What is asked = Each line from the top of the listing through the one holding "(legtext) at (283,22)" should be restated word for word, with nothing added and no pictures.

Dataset content =
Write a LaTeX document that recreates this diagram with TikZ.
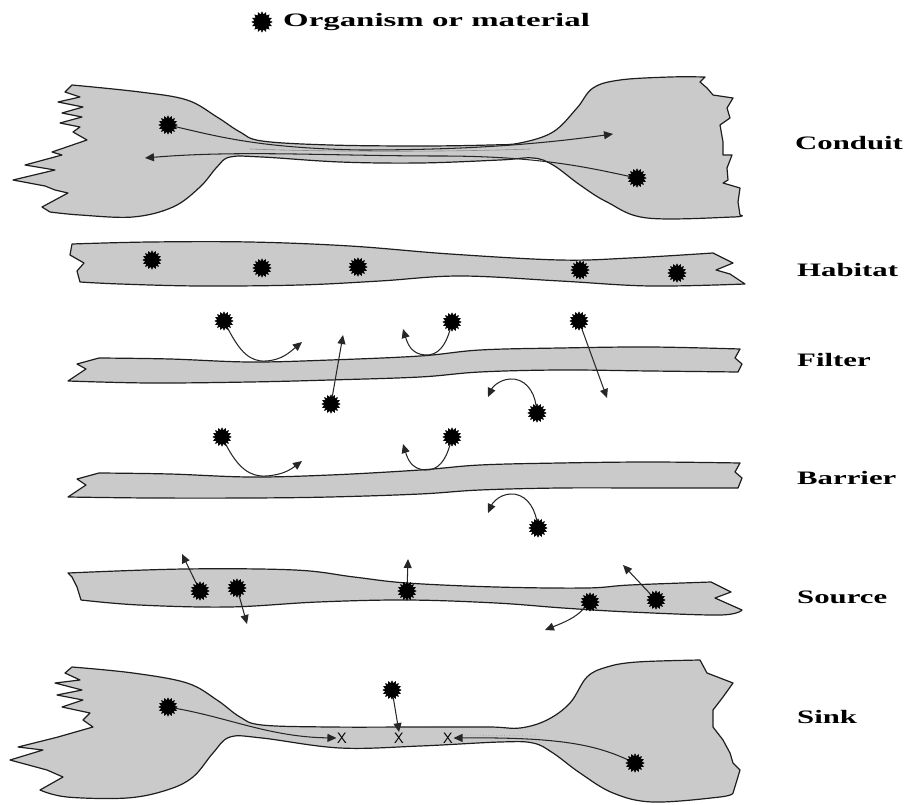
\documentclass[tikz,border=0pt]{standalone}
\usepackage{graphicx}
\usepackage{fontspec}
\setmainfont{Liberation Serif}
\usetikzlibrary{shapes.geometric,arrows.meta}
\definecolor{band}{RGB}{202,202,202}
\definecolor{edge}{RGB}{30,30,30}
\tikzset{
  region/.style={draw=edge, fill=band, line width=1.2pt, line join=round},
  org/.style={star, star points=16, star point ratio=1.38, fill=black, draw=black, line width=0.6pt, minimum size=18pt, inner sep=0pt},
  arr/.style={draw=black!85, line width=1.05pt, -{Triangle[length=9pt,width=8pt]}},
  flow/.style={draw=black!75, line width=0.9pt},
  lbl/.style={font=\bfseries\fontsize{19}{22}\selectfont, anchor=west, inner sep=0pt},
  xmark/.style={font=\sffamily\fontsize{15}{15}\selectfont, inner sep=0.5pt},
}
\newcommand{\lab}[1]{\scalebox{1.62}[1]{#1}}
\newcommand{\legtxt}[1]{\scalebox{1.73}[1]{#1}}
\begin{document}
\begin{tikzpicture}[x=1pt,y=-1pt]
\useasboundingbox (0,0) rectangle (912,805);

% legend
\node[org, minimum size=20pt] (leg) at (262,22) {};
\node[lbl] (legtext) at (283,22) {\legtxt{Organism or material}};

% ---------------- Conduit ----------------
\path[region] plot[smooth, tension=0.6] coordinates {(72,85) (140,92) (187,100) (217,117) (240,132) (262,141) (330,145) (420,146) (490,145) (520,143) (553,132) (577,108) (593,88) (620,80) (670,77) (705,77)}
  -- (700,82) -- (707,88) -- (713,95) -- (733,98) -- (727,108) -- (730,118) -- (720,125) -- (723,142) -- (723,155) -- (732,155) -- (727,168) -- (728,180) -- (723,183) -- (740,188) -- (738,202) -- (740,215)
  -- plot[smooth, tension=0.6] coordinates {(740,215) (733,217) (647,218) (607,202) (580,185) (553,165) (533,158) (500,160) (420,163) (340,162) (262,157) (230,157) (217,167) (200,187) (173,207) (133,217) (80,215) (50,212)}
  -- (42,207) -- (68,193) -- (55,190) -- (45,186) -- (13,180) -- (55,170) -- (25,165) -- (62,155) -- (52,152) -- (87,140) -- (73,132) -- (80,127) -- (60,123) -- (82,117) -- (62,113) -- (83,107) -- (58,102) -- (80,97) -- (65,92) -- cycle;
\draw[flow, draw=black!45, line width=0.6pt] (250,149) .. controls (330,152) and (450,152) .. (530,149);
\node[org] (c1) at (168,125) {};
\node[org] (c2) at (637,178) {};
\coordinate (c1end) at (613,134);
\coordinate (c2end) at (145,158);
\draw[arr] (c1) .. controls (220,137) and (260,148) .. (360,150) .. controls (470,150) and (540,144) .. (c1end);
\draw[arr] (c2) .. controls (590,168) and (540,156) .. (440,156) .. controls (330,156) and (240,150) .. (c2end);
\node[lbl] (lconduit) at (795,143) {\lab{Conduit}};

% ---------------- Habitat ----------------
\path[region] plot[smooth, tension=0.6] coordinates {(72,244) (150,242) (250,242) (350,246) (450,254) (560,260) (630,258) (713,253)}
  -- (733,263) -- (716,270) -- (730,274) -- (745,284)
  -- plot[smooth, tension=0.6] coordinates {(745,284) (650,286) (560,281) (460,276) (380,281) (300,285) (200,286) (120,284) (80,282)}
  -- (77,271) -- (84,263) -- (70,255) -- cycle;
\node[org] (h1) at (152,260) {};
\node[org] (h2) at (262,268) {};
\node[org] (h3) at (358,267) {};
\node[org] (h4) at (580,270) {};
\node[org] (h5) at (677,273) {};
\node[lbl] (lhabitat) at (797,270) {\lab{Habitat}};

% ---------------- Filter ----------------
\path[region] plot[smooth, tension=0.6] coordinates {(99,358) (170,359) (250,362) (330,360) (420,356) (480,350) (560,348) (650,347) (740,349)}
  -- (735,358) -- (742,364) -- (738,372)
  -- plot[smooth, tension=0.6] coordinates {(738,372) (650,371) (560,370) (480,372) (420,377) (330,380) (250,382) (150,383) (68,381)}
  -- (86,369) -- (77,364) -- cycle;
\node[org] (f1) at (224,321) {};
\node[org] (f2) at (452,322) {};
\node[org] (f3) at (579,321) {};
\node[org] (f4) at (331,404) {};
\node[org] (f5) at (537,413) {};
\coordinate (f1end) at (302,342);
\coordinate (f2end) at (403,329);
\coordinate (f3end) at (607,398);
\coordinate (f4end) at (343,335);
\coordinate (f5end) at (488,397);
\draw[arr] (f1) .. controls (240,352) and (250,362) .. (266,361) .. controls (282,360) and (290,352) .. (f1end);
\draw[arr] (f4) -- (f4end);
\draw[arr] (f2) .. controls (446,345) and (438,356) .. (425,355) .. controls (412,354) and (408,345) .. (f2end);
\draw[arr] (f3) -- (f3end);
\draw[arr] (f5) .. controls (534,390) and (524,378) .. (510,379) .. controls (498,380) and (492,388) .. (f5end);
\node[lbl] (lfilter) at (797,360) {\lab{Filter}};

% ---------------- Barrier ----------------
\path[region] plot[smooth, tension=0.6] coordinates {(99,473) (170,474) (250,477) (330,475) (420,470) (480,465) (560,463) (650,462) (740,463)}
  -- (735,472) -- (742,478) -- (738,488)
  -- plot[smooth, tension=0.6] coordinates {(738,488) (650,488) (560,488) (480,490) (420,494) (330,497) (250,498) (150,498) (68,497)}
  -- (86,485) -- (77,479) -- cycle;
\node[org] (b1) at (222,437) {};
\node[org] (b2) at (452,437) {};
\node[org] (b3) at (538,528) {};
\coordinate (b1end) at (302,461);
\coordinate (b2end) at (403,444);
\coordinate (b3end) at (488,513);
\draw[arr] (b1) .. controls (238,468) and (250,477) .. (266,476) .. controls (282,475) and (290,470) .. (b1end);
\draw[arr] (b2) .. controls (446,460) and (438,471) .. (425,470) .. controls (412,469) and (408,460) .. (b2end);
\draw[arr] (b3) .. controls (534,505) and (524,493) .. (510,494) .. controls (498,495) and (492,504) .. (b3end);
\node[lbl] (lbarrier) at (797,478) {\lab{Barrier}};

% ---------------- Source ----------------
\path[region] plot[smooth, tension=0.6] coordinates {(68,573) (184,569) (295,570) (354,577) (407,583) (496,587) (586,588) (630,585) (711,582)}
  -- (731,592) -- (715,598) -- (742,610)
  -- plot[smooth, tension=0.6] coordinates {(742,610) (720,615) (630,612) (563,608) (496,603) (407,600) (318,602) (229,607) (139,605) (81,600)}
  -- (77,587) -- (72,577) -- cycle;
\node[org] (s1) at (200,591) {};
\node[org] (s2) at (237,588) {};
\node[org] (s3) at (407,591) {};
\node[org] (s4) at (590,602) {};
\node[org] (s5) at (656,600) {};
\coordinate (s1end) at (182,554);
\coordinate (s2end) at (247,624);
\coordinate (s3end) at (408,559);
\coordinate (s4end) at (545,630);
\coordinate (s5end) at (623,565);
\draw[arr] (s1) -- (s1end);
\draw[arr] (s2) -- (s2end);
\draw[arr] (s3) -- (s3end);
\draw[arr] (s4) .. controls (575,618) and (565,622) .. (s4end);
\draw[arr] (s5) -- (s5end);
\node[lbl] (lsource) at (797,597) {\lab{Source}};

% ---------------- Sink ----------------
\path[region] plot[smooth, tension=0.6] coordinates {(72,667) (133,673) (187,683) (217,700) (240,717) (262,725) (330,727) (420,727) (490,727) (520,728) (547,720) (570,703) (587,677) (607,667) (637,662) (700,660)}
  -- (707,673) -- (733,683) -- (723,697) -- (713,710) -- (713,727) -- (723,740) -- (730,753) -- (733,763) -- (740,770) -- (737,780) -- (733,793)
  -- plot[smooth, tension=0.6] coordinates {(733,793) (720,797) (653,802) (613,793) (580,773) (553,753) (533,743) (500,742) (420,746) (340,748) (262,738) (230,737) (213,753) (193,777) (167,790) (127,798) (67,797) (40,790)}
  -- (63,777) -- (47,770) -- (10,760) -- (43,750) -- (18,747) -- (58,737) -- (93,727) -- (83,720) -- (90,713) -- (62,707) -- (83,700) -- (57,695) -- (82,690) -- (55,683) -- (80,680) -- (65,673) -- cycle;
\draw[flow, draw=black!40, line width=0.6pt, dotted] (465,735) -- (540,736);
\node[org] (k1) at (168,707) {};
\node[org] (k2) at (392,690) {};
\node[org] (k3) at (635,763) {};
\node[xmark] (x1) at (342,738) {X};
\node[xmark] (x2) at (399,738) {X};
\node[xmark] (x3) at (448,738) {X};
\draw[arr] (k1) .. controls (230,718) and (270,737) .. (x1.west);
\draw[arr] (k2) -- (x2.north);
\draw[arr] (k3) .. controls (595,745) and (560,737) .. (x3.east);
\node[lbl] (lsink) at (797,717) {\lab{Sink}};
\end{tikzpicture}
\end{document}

The result =
Write a LaTeX document that recreates this diagram with TikZ.
\documentclass[tikz,border=0pt]{standalone}
\usepackage{graphicx}
\usepackage{fontspec}
\setmainfont{Liberation Serif}
\usetikzlibrary{shapes.geometric,arrows.meta}
\definecolor{band}{RGB}{202,202,202}
\definecolor{edge}{RGB}{30,30,30}
\tikzset{
  region/.style={draw=edge, fill=band, line width=1.2pt, line join=round},
  org/.style={star, star points=16, star point ratio=1.38, fill=black, draw=black, line width=0.6pt, minimum size=18pt, inner sep=0pt},
  arr/.style={draw=black!85, line width=1.05pt, -{Triangle[length=9pt,width=8pt]}},
  flow/.style={draw=black!75, line width=0.9pt},
  lbl/.style={font=\bfseries\fontsize{19}{22}\selectfont, anchor=west, inner sep=0pt},
  xmark/.style={font=\sffamily\fontsize{15}{15}\selectfont, inner sep=0.5pt},
}
\newcommand{\lab}[1]{\scalebox{1.62}[1]{#1}}
\newcommand{\legtxt}[1]{\scalebox{1.73}[1]{#1}}
\begin{document}
\begin{tikzpicture}[x=1pt,y=-1pt]
\useasboundingbox (0,0) rectangle (912,805);

% legend
\node[org, minimum size=20pt] (leg) at (262,22) {};
\node[lbl] (legtext) at (283,22) {\legtxt{Organism or material}};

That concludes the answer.